Que vous inspire la mort de « l’avocat du diable », Jacques Vergès (1925-2013 ?
Jacques Vergès, un confrère génial ! Avocat réputé, pour son courage et son indépendance… J’ai eu à le rencontrer à l’occasion d’une audience de la Cour d’Appel de Dakar, en 1986-1987, alors que j’étais jeune avocat stagiaire. Il forçait l’admiration ! On peut ne pas être d’accord avec lui, mais il faisait son travail. Sa mort nous a instruit du respect et de la reconnaissance de ses confrères du Barreau de Paris qui ont vu en lui ‘’un Chevalier de la défense’’ ! Le titre n’est pas de trop. Défendre était sa raison de vivre ! Il avait une sensibilité pour les pauvres, les exclus, les abandonnées et les ‘’sans défense’’ ! Le titre de son dernier livre ‘’Malheur aux pauvres’’ est assez révélateur ! Il fait le portrait au vitriol d’une justice à géométrie variable, dont ‘’les jugements de Cour vous rendront blanc ou noir, selon que vous serez puissant ou misérable’’…

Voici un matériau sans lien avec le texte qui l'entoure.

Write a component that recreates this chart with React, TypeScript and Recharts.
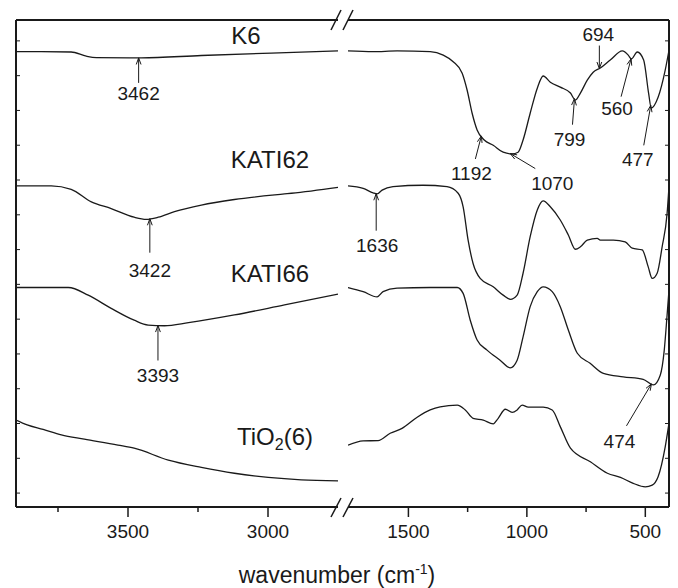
import React from 'react';
import { LineChart, Line, XAxis, YAxis, ReferenceDot } from 'recharts';

type Pt = [number, number];

// [wavenumber (cm-1), transmittance (a.u., spectra stacked)]
const k6High: Pt[] = [
  [3900, 130.9], [3810, 130.9], [3703, 130.8], [3649, 129.6], [3613, 129.2],
  [3452, 129.1], [3238, 129.8], [2988, 130.5], [2750, 131.1],
];
const k6Low: Pt[] = [
  [1755, 131.1], [1649, 130.9], [1548, 131.1], [1408, 130.9], [1353, 129.9],
  [1311, 128.0], [1273, 124.7], [1252, 119.8], [1231, 113.2], [1210, 108.4],
  [1180, 105.5], [1142, 104.0], [1100, 102.0], [1062, 101.5], [1037, 102.0],
  [1016, 105.5], [986, 113.2], [956, 120.4], [931, 123.9], [901, 122.1],
  [859, 120.7], [816, 119.0], [795, 117.0], [774, 119.0], [745, 122.7],
  [720, 125.0], [690, 126.2], [648, 128.5], [597, 131.1], [572, 129.9],
  [559, 128.8], [534, 130.8], [507, 128.5], [486, 118.9], [475, 114.7],
  [446, 117.8], [416, 125.6], [400, 131.3],
];
const kati62High: Pt[] = [
  [3900, 92.3], [3774, 92.3], [3703, 91.3], [3631, 87.7], [3560, 85.8],
  [3478, 83.3], [3435, 82.7], [3392, 83.3], [3334, 84.9], [3238, 86.8],
  [3120, 88.4], [2941, 90.0], [2916, 90.2], [2750, 91.9],
];
const kati62Low: Pt[] = [
  [1755, 92.3], [1691, 91.6], [1649, 90.3], [1632, 90.0], [1611, 91.1],
  [1565, 92.1], [1438, 92.5], [1337, 92.1], [1290, 90.2], [1269, 86.3],
  [1248, 76.7], [1227, 70.0], [1197, 65.7], [1142, 63.3], [1100, 60.9],
  [1070, 59.7], [1041, 60.9], [1016, 67.2], [986, 77.7], [956, 85.4],
  [931, 88.0], [901, 86.3], [859, 82.5], [825, 78.2], [795, 74.1],
  [774, 74.8], [745, 76.7], [703, 77.2], [690, 76.7], [635, 76.7],
  [585, 76.2], [555, 74.4], [513, 73.9], [488, 69.1], [471, 65.7],
  [450, 67.2], [429, 74.8], [408, 84.4], [400, 92.1],
];
const kati66High: Pt[] = [
  [3900, 63.1], [3713, 63.1], [3642, 60.9], [3560, 57.1], [3478, 53.7],
  [3428, 52.3], [3370, 52.1], [3284, 53.0], [3120, 55.2], [2941, 58.1],
  [2750, 61.2],
];
const kati66Low: Pt[] = [
  [1755, 63.1], [1691, 61.9], [1632, 60.4], [1607, 61.9], [1548, 62.9],
  [1408, 63.1], [1294, 63.1], [1269, 61.4], [1239, 53.7], [1210, 48.0],
  [1168, 45.1], [1113, 42.2], [1070, 40.0], [1041, 42.2], [1016, 48.9],
  [986, 57.6], [956, 61.9], [931, 63.3], [893, 61.9], [859, 57.6],
  [825, 50.9], [787, 44.2], [733, 41.3], [677, 38.4], [593, 37.4],
  [509, 36.7], [466, 35.1], [437, 37.9], [420, 45.1], [408, 55.2],
  [400, 62.4],
];
const tio2High: Pt[] = [
  [3900, 25.0], [3860, 23.6], [3803, 22.3], [3738, 20.7], [3656, 19.5],
  [3536, 17.8], [3478, 16.9], [3356, 13.5], [3238, 11.4], [3120, 9.7],
  [2999, 8.5], [2881, 7.8], [2750, 7.5],
];
const tio2Low: Pt[] = [
  [1755, 17.8], [1691, 19.0], [1628, 19.1], [1577, 21.2], [1527, 22.6],
  [1463, 25.8], [1408, 27.9], [1366, 28.8], [1294, 29.3], [1260, 27.9],
  [1227, 25.5], [1184, 25.0], [1142, 23.9], [1121, 25.5], [1091, 28.1],
  [1062, 27.2], [1041, 27.9], [1020, 29.3], [994, 28.7], [931, 28.7],
  [893, 27.9], [859, 23.1], [816, 16.9], [732, 13.0], [660, 9.7],
  [605, 8.5], [551, 6.8], [500, 5.8], [471, 6.3], [446, 8.7],
  [416, 17.3], [400, 24.1],
];

const HIGH_DOMAIN: [number, number] = [2750, 3900];
const LOW_DOMAIN: [number, number] = [400, 1755];
const HIGH_TICKS = [3750, 3500, 3250, 3000];
const LOW_TICKS = [1500, 1250, 1000, 750, 500];
const LABELLED_TICKS = [3500, 3000, 1500, 1000, 500];
const Y_TICKS = [4, 14, 24, 34, 44, 54, 64, 74, 84, 94, 104, 114, 124, 134];

const highSeries: Record<string, Pt[]> = { K6: k6High, KATI62: kati62High, KATI66: kati66High, TiO2: tio2High };
const lowSeries: Record<string, Pt[]> = { K6: k6Low, KATI62: kati62Low, KATI66: kati66Low, TiO2: tio2Low };

// assigned bands
const peaks = [
  { series: 'K6', wn: 3462 },
  { series: 'KATI62', wn: 3422 },
  { series: 'KATI66', wn: 3393 },
  { series: 'K6', wn: 1192 },
  { series: 'K6', wn: 1070 },
  { series: 'K6', wn: 799 },
  { series: 'K6', wn: 694 },
  { series: 'K6', wn: 560 },
  { series: 'K6', wn: 477 },
  { series: 'KATI62', wn: 1636 },
  { series: 'KATI66', wn: 474 },
];

// arrow tail and label centre, in px from the arrow tip
const peakLayout: Record<number, { tail: Pt; label: Pt }> = {
  3462: { tail: [0, 25], label: [0, 35] },
  3422: { tail: [0, 34], label: [0, 51] },
  3393: { tail: [0, 35], label: [0, 50] },
  1192: { tail: [-6, 23], label: [-10, 37] },
  1070: { tail: [25, 15], label: [42, 29] },
  799: { tail: [-2, 26], label: [-5, 40] },
  694: { tail: [0, -23], label: [-1, -35] },
  560: { tail: [-10, 38], label: [-14, 49] },
  477: { tail: [-7, 40], label: [-13, 54] },
  1636: { tail: [0, 37], label: [1, 51] },
  474: { tail: [-25, 42], label: [-32, 57] },
};

const FONT = 'Arial, "Liberation Sans", sans-serif';
const INK = '#1a1a1a';
const axisStyle = { stroke: INK, strokeWidth: 2 };

const rows = (pts: Pt[]) => pts.map(([wn, t]) => ({ wn, t }));

function valueAt(pts: Pt[], wn: number) {
  for (let i = 0; i < pts.length - 1; i++) {
    const [x0, y0] = pts[i];
    const [x1, y1] = pts[i + 1];
    if ((wn - x0) * (wn - x1) <= 0) return y0 + ((y1 - y0) * (wn - x0)) / (x1 - x0);
  }
  return pts[pts.length - 1][1];
}

const XTick = ({ x, y, payload }: any) => {
  const major = LABELLED_TICKS.includes(payload.value);
  return (
    <g>
      <line x1={x} x2={x} y1={y} y2={y + (major ? 10 : 5)} stroke={INK} strokeWidth={1.5} />
      {major && (
        <text x={x} y={y + 31} textAnchor="middle" fontSize={19} fontFamily={FONT} fill={INK}>
          {payload.value}
        </text>
      )}
    </g>
  );
};

const YTick = ({ x, y, side }: any) => (
  <line x1={x} x2={side === 'left' ? x + 4 : x - 4} y1={y} y2={y} stroke={INK} strokeWidth={1} />
);

const PeakArrow = ({ cx, cy, text, tail, label }: any) => {
  const tx = cx + tail[0];
  const ty = cy + tail[1];
  const ang = Math.atan2(ty - cy, tx - cx);
  const h = 7;
  const a1 = ang + 0.35;
  const a2 = ang - 0.35;
  return (
    <g>
      <line x1={tx} y1={ty} x2={cx} y2={cy} stroke={INK} strokeWidth={1} />
      <polyline
        points={`${cx + h * Math.cos(a1)},${cy + h * Math.sin(a1)} ${cx},${cy} ${cx + h * Math.cos(a2)},${cy + h * Math.sin(a2)}`}
        fill="none"
        stroke={INK}
        strokeWidth={1}
      />
      <text x={cx + label[0]} y={cy + label[1] + 7} textAnchor="middle" fontSize={19} fontFamily={FONT} fill={INK}>
        {text}
      </text>
    </g>
  );
};

function Panel({ side, width, domain, ticks, series, margin }: any) {
  const inRange = peaks.filter(p => p.wn >= domain[0] && p.wn <= domain[1]);
  return (
    <LineChart width={width} height={588} margin={margin}>
      <XAxis xAxisId="top" orientation="top" type="number" domain={domain} reversed allowDataOverflow
        height={1} tick={false} tickLine={false} axisLine={axisStyle} />
      <XAxis dataKey="wn" type="number" domain={domain} reversed allowDataOverflow ticks={ticks} interval={0}
        height={40} tickSize={0} tickMargin={0} tickLine={false} axisLine={axisStyle}
        tick={(p: any) => <XTick {...p} />} />
      <YAxis type="number" domain={[0, 140]} allowDataOverflow ticks={Y_TICKS} interval={0} orientation={side}
        width={side === 'left' ? 10 : 9} tickSize={0} tickMargin={0} tickLine={false} axisLine={axisStyle}
        tick={(p: any) => <YTick {...p} side={side} />} />
      {Object.entries(series).map(([name, pts]: any) => (
        <Line key={name} data={rows(pts)} dataKey="t" type="monotone" stroke={INK} strokeWidth={1.3}
          dot={false} isAnimationActive={false} />
      ))}
      {inRange.map(p => (
        <ReferenceDot key={p.wn} x={p.wn} y={valueAt(series[p.series], p.wn)} r={0}
          shape={(s: any) => <PeakArrow {...s} text={p.wn} tail={peakLayout[p.wn].tail} label={peakLayout[p.wn].label} />} />
      ))}
    </LineChart>
  );
}

export default function App() {
  return (
    <div style={{ position: 'absolute', left: 0, top: 0, width: 678, height: 588, background: '#fff', fontFamily: FONT }}>
      <div style={{ position: 'absolute', left: 0, top: 0 }}>
        <Panel side="left" width={340} domain={HIGH_DOMAIN} ticks={HIGH_TICKS} series={highSeries}
          margin={{ top: 19, right: 2, bottom: 41, left: 6 }} />
      </div>
      <div style={{ position: 'absolute', left: 340, top: 0 }}>
        <Panel side="right" width={338} domain={LOW_DOMAIN} ticks={LOW_TICKS} series={lowSeries}
          margin={{ top: 19, right: 0, bottom: 41, left: 8 }} />
      </div>
      <svg width={678} height={588} style={{ position: 'absolute', left: 0, top: 0, pointerEvents: 'none' }}>
        {/* axis break marks */}
        <g stroke={INK} strokeWidth={1.5}>
          <line x1={331} y1={30} x2={341} y2={10} />
          <line x1={343} y1={30} x2={353} y2={10} />
          <line x1={331} y1={517} x2={341} y2={498} />
          <line x1={343} y1={517} x2={353} y2={498} />
        </g>
        <g fontFamily={FONT} fill={INK} fontSize={24}>
          <text x={246} y={44} textAnchor="middle">K6</text>
          <text x={270} y={168} textAnchor="middle">KATI62</text>
          <text x={270} y={282} textAnchor="middle">KATI66</text>
          <text x={237} y={445}>
            TiO<tspan fontSize={16} dy={5}>2</tspan><tspan dy={-5}>(6)</tspan>
          </text>
        </g>
        <text x={337} y={583} textAnchor="middle" fontFamily={FONT} fontSize={23} fill={INK}>
          wavenumber (cm<tspan fontSize={14} dy={-9}>-1</tspan><tspan dy={9}>)</tspan>
        </text>
      </svg>
    </div>
  );
}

L’actualité internationale avec l’affaire Snowden. Quelle lecture en faites-vous ?
Ah Edward Snowden ! Le jeune homme qui fait trembler l’Amérique et embarrasse l’Europe !
Il a enfin obtenu l’asile provisoire, malgré les garanties données par son pays, les Etats-Unis, qui s’était engagé à ne pas lui infliger une peine cruelle ou dégradante et à organiser pour son propre jugement un procès équitable !

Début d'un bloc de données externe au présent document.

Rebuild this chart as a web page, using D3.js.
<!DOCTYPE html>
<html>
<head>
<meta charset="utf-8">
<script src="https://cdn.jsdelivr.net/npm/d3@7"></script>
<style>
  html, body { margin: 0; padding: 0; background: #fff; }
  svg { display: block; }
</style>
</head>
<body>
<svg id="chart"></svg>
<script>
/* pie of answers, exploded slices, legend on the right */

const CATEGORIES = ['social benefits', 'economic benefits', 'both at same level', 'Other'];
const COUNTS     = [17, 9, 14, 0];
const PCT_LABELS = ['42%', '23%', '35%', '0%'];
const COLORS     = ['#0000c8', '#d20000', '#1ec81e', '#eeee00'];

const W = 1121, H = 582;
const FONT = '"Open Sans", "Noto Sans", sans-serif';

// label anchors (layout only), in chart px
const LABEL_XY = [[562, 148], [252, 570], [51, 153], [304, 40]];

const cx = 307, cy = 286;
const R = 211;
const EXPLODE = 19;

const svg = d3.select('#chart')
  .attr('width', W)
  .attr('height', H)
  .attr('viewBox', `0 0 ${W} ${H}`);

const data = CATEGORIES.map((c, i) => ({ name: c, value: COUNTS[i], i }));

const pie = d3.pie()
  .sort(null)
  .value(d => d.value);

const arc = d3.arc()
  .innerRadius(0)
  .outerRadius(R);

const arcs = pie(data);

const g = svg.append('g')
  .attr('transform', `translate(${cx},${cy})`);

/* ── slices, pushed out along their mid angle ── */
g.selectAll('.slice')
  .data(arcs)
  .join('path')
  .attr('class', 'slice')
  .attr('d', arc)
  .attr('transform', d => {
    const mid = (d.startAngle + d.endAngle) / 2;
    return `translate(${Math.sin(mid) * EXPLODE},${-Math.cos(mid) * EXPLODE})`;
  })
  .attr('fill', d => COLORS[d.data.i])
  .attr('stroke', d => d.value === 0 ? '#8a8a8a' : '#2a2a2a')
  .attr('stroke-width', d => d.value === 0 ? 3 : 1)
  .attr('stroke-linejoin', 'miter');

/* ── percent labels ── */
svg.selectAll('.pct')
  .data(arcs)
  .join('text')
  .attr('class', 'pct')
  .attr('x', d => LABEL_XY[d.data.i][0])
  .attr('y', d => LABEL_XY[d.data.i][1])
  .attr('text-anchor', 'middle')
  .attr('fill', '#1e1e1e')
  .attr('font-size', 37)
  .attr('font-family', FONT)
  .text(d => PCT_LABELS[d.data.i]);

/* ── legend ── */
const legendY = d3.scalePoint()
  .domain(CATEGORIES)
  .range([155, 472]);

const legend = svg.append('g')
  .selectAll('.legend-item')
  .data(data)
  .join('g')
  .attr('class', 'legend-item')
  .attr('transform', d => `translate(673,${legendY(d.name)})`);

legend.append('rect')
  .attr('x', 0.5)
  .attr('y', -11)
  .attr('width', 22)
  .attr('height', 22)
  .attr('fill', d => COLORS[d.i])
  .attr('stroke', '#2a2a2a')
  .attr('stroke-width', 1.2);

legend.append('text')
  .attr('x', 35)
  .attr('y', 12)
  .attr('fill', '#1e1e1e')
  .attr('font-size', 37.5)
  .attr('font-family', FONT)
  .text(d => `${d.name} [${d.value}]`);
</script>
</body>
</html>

Cette affaire n’a pas eu à ma connaissance, un impact sur la protection des données personnelles du citoyen en Afrique. Cependant elle a crée une véritable crise de confiance, pour on ne sait combien de temps encore, chez les principaux partenaires des Etats-Unis, savoir l’Europe qui étaient en négociations commerciales très avancées avec les Etats-Unis, lesquelles ont été interrompues à cause de cet incident, que je juge préoccupant.
Le Président OBAMA a entrepris il y a quelque semaines seulement, la réforme de la N.S.A (National Security Agency) qui était justement chargée par la loi sur le ‘’Patriot Act’’, prise à la suite des événements du 11 septembre, de cette vaste opération de surveillance électronique et de collecte de données de trafic aux Etats-Unis et à l’étranger dénommée programme ‘’ PRISM’’et qui aurait mené à des dérapages, puisqu’on révèle que les représentations diplomatiques de pays Européens au Nations-Unies, auraient vu leur système de chiffrage cassé, par la NSA qui aurait, à un moment, littéralement pris le contrôle de leur système de vidéoconférence et accédé à leurs données.
Il en est de même des citoyens américains ayant connu, semble t-il, des immixtions dans leur vie privée par la NSA qui aurait accédé à leurs données téléphoniques, par le truchement et la complicité de grands fournisseurs d’accès comme Google, Aol,Yahoo ou Facebook dont les serveurs auraient été mis à disposition de la NSA bénéficiant de facilités d’accès.
L’enquête ouverte par le parquet de Paris sur une plainte de la FIDH permettra d’y voir plus clair et de savoir qui a fait exactement quoi et comment !
Le problème c’est le ‘’patriot Act’’ qui est une véritable loi d’exception. J’ose espérer que les reformes apportées par le Président OBAMA, qui est le ‘’premier militant des droits de l’homme en Amérique’’, apporteront les correctifs nécessaires à cette fameuse loi héritée du système Bush, afin de mieux allier la recherche de la sécurité publique au respect des droits et libertés des personnes.
L’enseignement à tirer pour nous autres pays en développement, est de savoir que le monde est devenu dangereux, avec l’avènement des nouveaux environnements électroniques et que personne n’est à l’abri d’interception de communication ou de violation de données personnelles. Les Européens sont offusqués par les révélations de Snowden, mais il faut bien reconnaître que c’est ‘’l’histoire de l’arroseur arrosé’’ et que le phénomène des ‘’grandes oreilles’’ n’est pas aussi récent qu’on le pense! En effet, saviez-vous, que c’est le Pacte Okusa, passé au lendemain de la seconde guerre mondiale entre les USA, le Royaume Uni, le Canada et l’Australie qui a permis la mise en place du système ECHELON, sous la supervision de la N.S.A, qui a développé depuis, un vaste programme d’écoute et d’interception de communication de toutes sortes (courriers électroniques, fax, appels téléphoniques etc.…) sur toute la surface de la terre, à l’insu de ses habitants, au profit de ces pays et sans aucune base légale ?
Ce problème est très complexe et mérite à mon avis, que les Nations Unies s’y penchent sérieusement, en ouvrant des négociations, afin qu’on puisse à terme, sur le plan international, mettre sur pied un véritable traité portant sur la protection des données personnelles.
La préservation du droit à la vie privée de la personne humaine et de sa dignité est à ce prix.
Je suis loin de développer le ‘’syndrome de Orwell’’, mais le bon soin qu’on mettra, pour apporter des solutions durables, à ces nouvelles générations de problèmes déterminera, en grande partie, le genre de sociétés dans lesquelles, nous serons appelés à vivre, dans les prochaines décennies.